As the size of these projectors has decreased, and the intensity of the projector lamps increased, problems have occurred with heat dissipation from the lamps. Where heat is not dissipated sufficiently, lamps may run at higher than intended operating temperatures, which may cause the lamps to burn out prematurely, or possibly explode. In addition, temperatures within the projector may rise and cause surrounding components to melt or be otherwise damaged by the heat, possibly resulting in a catastrophic failure of the projector.
One solution to this overheating problem for projectors with metal reflectors is to position holes within the reflector to allow cooling air from an associated cooling fan to circulate through the reflector and draw heat away from the lamp, as shown in U.S. Pat. No. 4,053,759. Because the reflector of U.S. Pat. No. 4,053,759 is metal, it would have been possible to form the holes disclosed therein using conventional drilling, sawing, grinding, and/or punching techniques.
However, no suitable technique exists for cutting a ventilation hole in a glass reflector. Molded glass reflectors are more fragile than metal reflectors, and easily fracture or shatter when machined using conventional drilling, sawing, grinding, and punching methods.
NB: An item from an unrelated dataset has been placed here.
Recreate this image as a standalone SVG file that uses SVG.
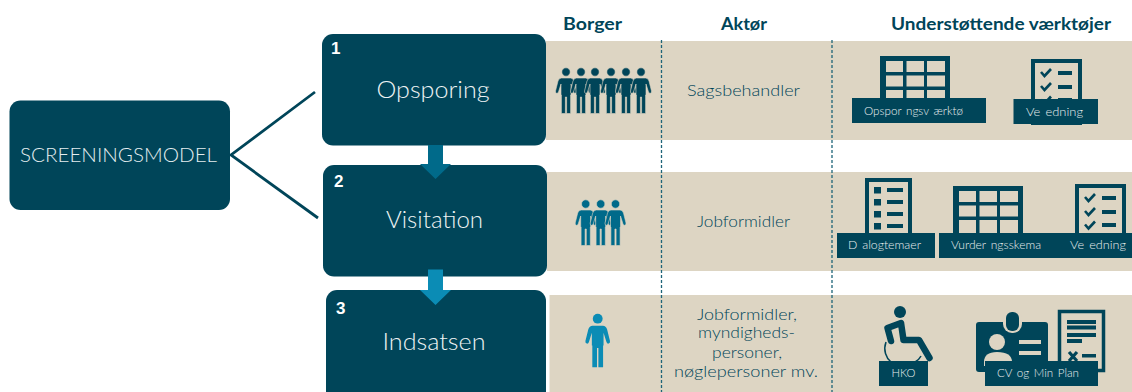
<svg xmlns="http://www.w3.org/2000/svg" width="1132" height="392" viewBox="0 0 1132 392">
<style>
.box{fill:#004559}
.panel{fill:#ddd5c3}
.dash{stroke:#1d6478;stroke-width:1.3;stroke-dasharray:3 2;fill:none}
.conn{stroke:#004559;stroke-width:2.8;fill:none}
text{font-family:"Lato","Open Sans","Liberation Sans",sans-serif}
.head{font-size:16.5px;font-weight:700;fill:#004559}
.title{font-size:24px;font-weight:300;fill:#eef3f4;text-anchor:middle}
.num{font-size:17px;font-weight:700;fill:#fff;font-family:"Liberation Sans",sans-serif}
.actor{font-size:15.5px;font-weight:300;fill:#004559;text-anchor:middle}
.lab{font-size:11.5px;font-weight:300;fill:#e9eeee;word-spacing:1.5px}
.cell{fill:#ddd5c3}
.ink{fill:#004559}
.chk{fill:none;stroke:#004559;stroke-width:2.6}
.crowd{stroke:#ddd5c3;stroke-width:.6}
</style>
<defs>
<g id="person"><circle cx="0" cy="0" r="4.200"/><path d="M-4.500 6H4.500Q7 6 8 9L10.500 19Q10.800 21 9.300 21.300Q8 21.500 7.500 20L5 12V23H4.600V41.500H.6V25H-.6V41.500H-4.600V23H-5V12L-7.500 20Q-8 21.500-9.300 21.300Q-10.800 21-10.500 19L-8 9Q-7 6-4.500 6Z"/></g>
<g id="table"><rect class="ink" width="70" height="47"/>
<rect class="cell" x="6" y="5" width="17" height="11"/><rect class="cell" x="26.500" y="5" width="17.500" height="11"/><rect class="cell" x="47" y="5" width="18" height="11"/>
<rect class="cell" x="6" y="19.500" width="17" height="11"/><rect class="cell" x="26.500" y="19.500" width="17.500" height="11"/><rect class="cell" x="47" y="19.500" width="18" height="11"/>
<rect class="cell" x="6" y="34" width="17" height="13"/><rect class="cell" x="26.500" y="34" width="17.500" height="13"/><rect class="cell" x="47" y="34" width="18" height="13"/></g>
<g id="checklist"><rect class="cell" x="2" y="2" width="47" height="62" stroke="#004559" stroke-width="4"/>
<path class="chk" d="M10 13L13.500 17L20 10M10 27L13.500 31L20 24M10 40.500L13.500 44.500L20 37.500"/>
<rect class="ink" x="27" y="12" width="14" height="4"/><rect class="ink" x="27" y="26" width="14" height="4"/><rect class="ink" x="27" y="39" width="14" height="4"/></g>
</defs>

<g id="panels">
<rect class="panel" x="546" y="41" width="586" height="99"/>
<rect class="panel" x="547" y="172" width="585" height="99"/>
<rect class="panel" x="549.500" y="295" width="582.500" height="97"/>
<path class="dash" d="M661.500 40V392M832 40V392"/>
</g>

<g id="headers">
<text class="head" x="563" y="30" textLength="59" lengthAdjust="spacingAndGlyphs">Borger</text>
<text class="head" x="721" y="30" textLength="46" lengthAdjust="spacingAndGlyphs">Aktør</text>
<text class="head" x="891" y="30" textLength="220" lengthAdjust="spacingAndGlyphs">Understøttende værktøjer</text>
</g>

<g id="connectors">
<path class="conn" d="M315 92L231 155L318 218"/>
</g>

<g id="node-screening"><rect class="box" x="9.500" y="100.500" width="220.500" height="109.500" rx="11"/>
<text x="20" y="162" font-size="20" font-weight="300" fill="#e4edef" textLength="197" lengthAdjust="spacingAndGlyphs">SCREENINGSMODEL</text></g>

<g id="node-opsporing"><rect class="box" x="322" y="34" width="224" height="111.500" rx="11"/>
<text class="num" x="331" y="54">1</text>
<text class="title" x="433" y="98" textLength="113" lengthAdjust="spacingAndGlyphs">Opsporing</text></g>

<g id="node-visitation"><rect class="box" x="323" y="165" width="224" height="111.500" rx="11"/>
<text class="num" x="334" y="187">2</text>
<text class="title" x="434.500" y="228" textLength="97" lengthAdjust="spacingAndGlyphs">Visitation</text></g>

<g id="node-indsatsen"><rect class="box" x="326" y="290" width="220" height="120" rx="11"/>
<text class="num" x="336" y="314">3</text>
<text class="title" x="434" y="350" textLength="103" lengthAdjust="spacingAndGlyphs">Indsatsen</text></g>

<g id="arrows">
<path fill="#006a8a" d="M428 145H443V164H451L435.500 179L420 164H428Z"/>
<path fill="#0b8cb5" d="M428 269.500H443V290H451L435.500 305L420 290H428Z"/>
</g>

<g id="row1-borger" fill="#004559" class="crowd">
<use href="#person" x="566" y="72"/><use href="#person" x="581" y="72"/><use href="#person" x="595" y="72"/><use href="#person" x="611" y="72"/><use href="#person" x="626" y="72"/><use href="#person" x="641" y="72"/>
</g>
<g id="row2-borger" fill="#006a8a" class="crowd">
<use href="#person" x="585.700" y="204"/><use href="#person" x="600.700" y="204"/><use href="#person" x="615.500" y="204"/>
</g>
<g id="row3-borger" fill="#0b8cb5"><use href="#person" transform="translate(597.700 318.700) scale(1.170)"/></g>

<g id="actors">
<text class="actor" x="743.500" y="96" textLength="113" lengthAdjust="spacingAndGlyphs">Sagsbehandler</text>
<text class="actor" x="743.500" y="227" textLength="93" lengthAdjust="spacingAndGlyphs">Jobformidler</text>
<text class="actor" x="747" y="320" textLength="100" lengthAdjust="spacingAndGlyphs">Jobformidler,</text>
<text class="actor" x="746.500" y="338" textLength="97" lengthAdjust="spacingAndGlyphs">myndigheds-</text>
<text class="actor" x="747" y="358" textLength="70" lengthAdjust="spacingAndGlyphs">personer,</text>
<text class="actor" x="746" y="377" textLength="144" lengthAdjust="spacingAndGlyphs">nøglepersoner mv.</text>
</g>

<g id="tool-opsporing"><use href="#table" x="880" y="56"/><rect class="box" x="852" y="98" width="134" height="25"/>
<text class="lab" x="864" y="115" textLength="99" lengthAdjust="spacingAndGlyphs">Opspor ngsv ærktø</text></g>
<g id="tool-vejledning-1"><use href="#checklist" x="1031" y="59"/><rect class="box" x="1013.500" y="99" width="84.500" height="25"/>
<text class="lab" x="1026" y="116" textLength="57" lengthAdjust="spacingAndGlyphs">Ve edning</text></g>

<g id="tool-dialogtemaer"><rect class="cell" x="867" y="180" width="43" height="60" stroke="#004559" stroke-width="4"/>
<rect class="ink" x="874" y="187" width="7" height="6.500"/><rect class="ink" x="874" y="199" width="7" height="6.500"/><rect class="ink" x="874" y="211" width="7" height="6.500"/><rect class="ink" x="874" y="223" width="7" height="6.500"/>
<rect class="ink" x="887" y="188" width="16" height="4"/><rect class="ink" x="887" y="200" width="16" height="4"/><rect class="ink" x="887" y="212" width="16" height="4"/><rect class="ink" x="887" y="224" width="16" height="4"/>
<rect class="box" x="837" y="233" width="98" height="25"/>
<text class="lab" x="848" y="249" textLength="73" lengthAdjust="spacingAndGlyphs">D alogtemaer</text></g>
<g id="tool-vurdering"><use href="#table" x="953" y="186"/><use href="#checklist" x="1075" y="184"/><rect class="box" x="939" y="233" width="193" height="25"/>
<text class="lab" x="951" y="249" textLength="90" lengthAdjust="spacingAndGlyphs">Vurder ngsskema</text>
<text class="lab" x="1070" y="249" textLength="56" lengthAdjust="spacingAndGlyphs">Ve edning</text></g>

<g id="tool-hko">
<circle class="ink" cx="900" cy="312" r="6"/>
<path fill="none" stroke="#004559" stroke-width="6.500" stroke-linecap="round" stroke-linejoin="round" d="M891 341L887.500 328L901 323L903.500 340H919L929.500 358"/>
<path fill="none" stroke="#004559" stroke-width="1.500" d="M886 342C883 350 886 358 891 362M915 362Q919 360 921 356"/>
<rect class="box" x="879" y="361" width="49" height="25"/>
<text class="lab" x="891.500" y="377" textLength="24" lengthAdjust="spacingAndGlyphs">HKO</text></g>

<g id="tool-cv">
<rect class="cell" x="1059.500" y="311.500" width="44" height="59" stroke="#004559" stroke-width="3.500"/>
<rect class="ink" x="1067" y="320" width="29" height="4"/><rect class="ink" x="1067" y="325.500" width="29" height="4"/><rect class="ink" x="1067" y="333" width="29" height="4"/><rect class="ink" x="1067" y="339" width="15" height="4"/>
<path fill="none" stroke="#004559" stroke-width="3.200" d="M1069 352L1077 361M1077 352L1069 361"/>
<rect class="ink" x="1082" y="354" width="14" height="3.500"/>
<rect class="box" x="976" y="322" width="72" height="50" rx="3"/>
<rect x="1003" y="310" width="19" height="23" rx="9" fill="#ddd5c3"/>
<rect class="ink" x="1006" y="312" width="13" height="19" rx="6"/>
<circle cx="997" cy="342" r="8" fill="#ddd5c3"/>
<path d="M984 362Q984 352 997 352Q1012 352 1012 362V366H984Z" fill="#ddd5c3"/>
<rect x="1019" y="340" width="22" height="4" fill="#ddd5c3"/><rect x="1019" y="351" width="22" height="4" fill="#ddd5c3"/>
<rect class="box" x="985" y="361" width="113" height="25"/>
<text class="lab" x="997" y="377" textLength="82" lengthAdjust="spacingAndGlyphs">CV og Min Plan</text></g>
</svg>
An example of another cutting device, the water jet cutting machine, is disclosed in U.S. Pat. No. 5,273,405, the disclosure of which is herein incorporated by reference. A typical water jet cutting machine, such as the machine described in U.S. Pat. No. 5,273,405, is designed to produce a water jet at between 25,000 psi and 100,000 psi. At these high pressures, the water jet is unable to pierce a hole in the middle of a surface of a molded glass reflector without frequently fracturing the reflector upon impact of the water jet with the reflector surface.
Fracture rates of about 10% are commonly experienced at 25,000 psi, requiring about 10% of the reflectors to be discarded. Molded glass reflectors are expensive components, and this high discard rate renders current water jet cutting methods commercially infeasible. In addition, current water jet cutting methods may damage those reflectors that do not visibly break by producing tiny stress fractures from the impact of the high pressure water jet, which negatively affect the structural integrity of the reflector. Therefore, current water jet cutting methods are inadequate for glass reflectors.
To reduce the problems associated with dissipating heat from projector lamps, it would be desirable to provide a cutting method capable of producing a ventilation hole in a glass reflector.